The DPG was a barely visible hairline fracture that over time developed into a profound break. That the leaked document was cleaned up for public presentation wasn't just a response to poor early reviews. Between its authors and the president they served lay a philosophical gulf too vast for the editing out of a few phrases to close. Bush the father belonged to the Nixon-Kissinger school of political thought. In the jargon of foreign policy, he was a “realist,” which meant that he believed in preserving the balance of power between states that acted out of narrowly defined interests. For realists, the key phrase was “vital national interest.” To officials of this persuasion, the fall of the Soviet Union wasn't an occasion for America to expand its military dominance across the face of the earth. It was a cause for concern, because it upset the balance of power. One realist even wrote an article titled “Why We Will Soon Miss the Cold War.” The mainstream of the Republican Party was dedicated to this line of thought, and after the Cold War its leaders seemed uncertain about what course to pursue—especially once Bill Clinton defeated George Bush. With a Democrat in the White House, Republican wise men began to call for American retrenchment around the world. They disliked the new president's forays into the margins of geopolitics like Haiti and the Balkans. They especially disliked the talk of human rights and democracy as causes for expending blood and treasure abroad. To the realists, these were dangerous fantasies. What foreign regimes did to their own citizens within the privacy of their own borders was no business of the United States.
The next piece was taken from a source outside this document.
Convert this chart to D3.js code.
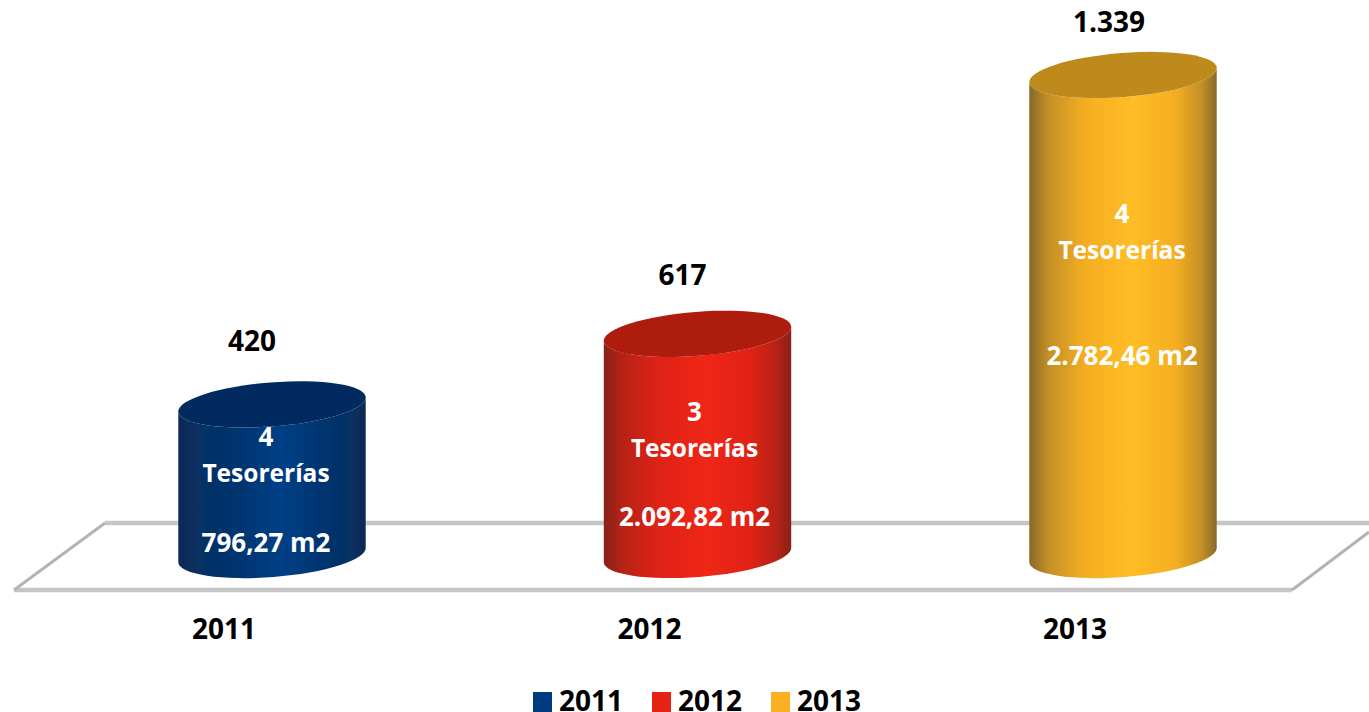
<!DOCTYPE html>
<html>
<head>
<meta charset="utf-8">
<script src="https://d3js.org/d3.v7.min.js"></script>
<style>
  html, body { margin: 0; padding: 0; background: #fff; overflow: hidden; }
  text { font-family: "Open Sans", sans-serif; font-weight: 700; }
</style>
</head>
<body>
<div id="chart"></div>
<script>
// Datos
const years = ["2011", "2012", "2013"];
const values = [420, 617, 1339];
const valueLabels = ["420", "617", "1.339"];
const tesorerias = ["4", "3", "4"];
const areas = ["796,27 m2", "2.092,82 m2", "2.782,46 m2"];

const width = 1369, height = 712;
const palette = {
  "2011": { edge: "#0e2a52", mid: "#02346f", peak: "#013f86", top: "#032c60", key: "#003b7f" },
  "2012": { edge: "#86231a", mid: "#e02416", peak: "#f02516", top: "#ae1b10", key: "#e52313" },
  "2013": { edge: "#86692a", mid: "#f5ae23", peak: "#ffbd25", top: "#bf8a1b", key: "#fbb021" },
};

const x = d3.scalePoint().domain(years).range([272, 1123]);
const y = d3.scaleLinear().domain([0, 1339]).range([555, 75]);

const rx = 94, ry = 22, tilt = -4.5;
const cosT = Math.cos(tilt * Math.PI / 180), sinT = Math.sin(tilt * Math.PI / 180);

const svg = d3.select("#chart").append("svg")
  .attr("width", width).attr("height", height)
  .attr("viewBox", `0 0 ${width} ${height}`)
  .style("display", "block");

const defs = svg.append("defs");
defs.append("filter").attr("id", "soft")
  .append("feGaussianBlur").attr("stdDeviation", 0.6);
years.forEach(yr => {
  const c = palette[yr];
  const mixL = d3.interpolateRgb(c.edge, c.mid);
  const g = defs.append("linearGradient").attr("id", "body" + yr);
  [[0, c.edge], [0.1, mixL(0.55)], [0.3, c.mid], [0.55, c.peak], [0.78, c.mid], [0.92, mixL(0.55)], [1, c.edge]].forEach(s =>
    g.append("stop").attr("offset", s[0]).attr("stop-color", s[1]));
});

// Piso
const floor = svg.append("g").attr("fill", "none").attr("filter", "url(#soft)");
floor.append("path").attr("stroke", "#c6c6c6").attr("stroke-width", 4.5)
  .attr("d", "M1369,523 H105 M14,590 H1292");
floor.append("path").attr("stroke", "#b4b4b4").attr("stroke-width", 3)
  .attr("d", "M105,523 L14,590 M1292,590 L1369,532");

// Cilindros
const cyl = svg.append("g").selectAll("g").data(years).join("g");
const shape = cyl.append("g").attr("filter", "url(#soft)");

shape.append("path")
  .attr("fill", d => `url(#body${d})`)
  .attr("d", (d, i) => {
    const cx = x(d), top = y(values[i]), base = y(0);
    const dx = rx * cosT, dy = rx * sinT;
    return `M${cx - dx},${top - dy}` +
      `L${cx - dx},${base - dy}` +
      `A${rx},${ry} ${tilt} 0 0 ${cx + dx},${base + dy}` +
      `L${cx + dx},${top + dy}` +
      `A${rx},${ry} ${tilt} 0 1 ${cx - dx},${top - dy}Z`;
  });

shape.append("ellipse")
  .attr("rx", rx).attr("ry", ry)
  .attr("fill", d => palette[d].top)
  .attr("transform", (d, i) => `translate(${x(d)},${y(values[i])}) rotate(${tilt})`);

// Etiquetas
const valueDy = [-53, -49, -43], valueDx = [-20, -15, -14];
const countDy = [42, 87, 148], areaDy = [148, 192, 290], innerDx = [-6, -3, -1];

cyl.append("text")
  .attr("text-anchor", "middle").attr("font-size", 28).attr("fill", "#000")
  .attr("x", (d, i) => x(d) + valueDx[i])
  .attr("y", (d, i) => y(values[i]) + valueDy[i])
  .text((d, i) => valueLabels[i]);

const inner = cyl.append("g").attr("fill", "#fff").attr("text-anchor", "middle");
inner.append("text")
  .attr("font-size", 26)
  .attr("x", (d, i) => x(d) + innerDx[i])
  .attr("y", (d, i) => y(values[i]) + countDy[i])
  .text((d, i) => tesorerias[i]);
inner.append("text")
  .attr("font-size", 24.5)
  .attr("x", (d, i) => x(d) + innerDx[i])
  .attr("y", (d, i) => y(values[i]) + countDy[i] + 36)
  .text("Tesorerías");
inner.append("text")
  .attr("font-size", 26)
  .attr("x", (d, i) => x(d) + innerDx[i])
  .attr("y", (d, i) => y(values[i]) + areaDy[i])
  .text((d, i) => areas[i]);

// Eje
svg.append("g").attr("text-anchor", "middle").attr("font-size", 28)
  .selectAll("text").data(years).join("text")
  .attr("x", d => x(d) - 48)
  .attr("y", 639)
  .text(d => d);

// Leyenda
const legendX = d3.scalePoint().domain(years).range([533, 771]);
const legend = svg.append("g").selectAll("g").data(years).join("g")
  .attr("transform", d => `translate(${legendX(d)},692)`);
legend.append("rect").attr("width", 19).attr("height", 20).attr("fill", d => palette[d].key);
legend.append("text").attr("x", 26).attr("y", 19).attr("font-size", 28).text(d => d);
</script>
</body>
</html>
During the presidency of Bill Clinton, this view pushed the Republican Party close to its old isolationism of the years before Pearl Harbor. But throughout the 1990s, another current of thought ran alongside or beneath this mainstream, quietly at first, later gathering force.

*   *   *

THE IRAQ WAR
will always be linked with the term “neoconservative.” The connection is so tight that we've forgotten the history of the word. Neoconservatives have been around since the late sixties, when a small group of liberal intellectuals, many of them originating in the left-wing sects of the 1930s, watched the era of Vietnam, black power, and student revolution unfold. They watched in horror, and while other liberals were turning dovish or radical, they moved sharply to the right. One of them defined a neoconservative as a liberal who's been mugged by reality. The great foreign-policy concern of the first-generation neoconservatives—Senator Henry “Scoop” Jackson, Norman Podhoretz, Irving Kristol, Daniel Patrick Moynihan—was the same concern of the Truman-Acheson generation of liberals: communism. The disaster in Vietnam did not teach them the lesson that America had tragically overreached and needed to learn the limits of its power. They concluded instead that America had gone wobbly. Our unwillingness to fight, they argued, only encouraged the Soviet Union to expand, until half the globe or more would fall under communist rule. As the seventies stumbled along—the SALT talks, détente, the fall of Saigon with the humiliating evacuation off the American embassy roof, the Iranian revolution, the hostage crisis, the Soviet invasion of Afghanistan, the insurgencies in Central America—their alarm reached a dire pitch. In the pages of
Commentary
magazine, and in the statements released by their group, the Committee on the Present Danger, the neoconservatives warned that American power had grown provocatively weak. Accommodating the Soviet Empire was a sign of defeatism, not realism. The tone of these warnings was righteous and apocalyptic, laced with anger at soft-headed liberals (many of them former friends and colleagues of the neoconservatives) who'd lost their nerve in the '60s. The tone was personal and, in a sense, natural; it owed something to the left-wing version of world-historical struggle on which so many neoconservatives had nursed in their early years.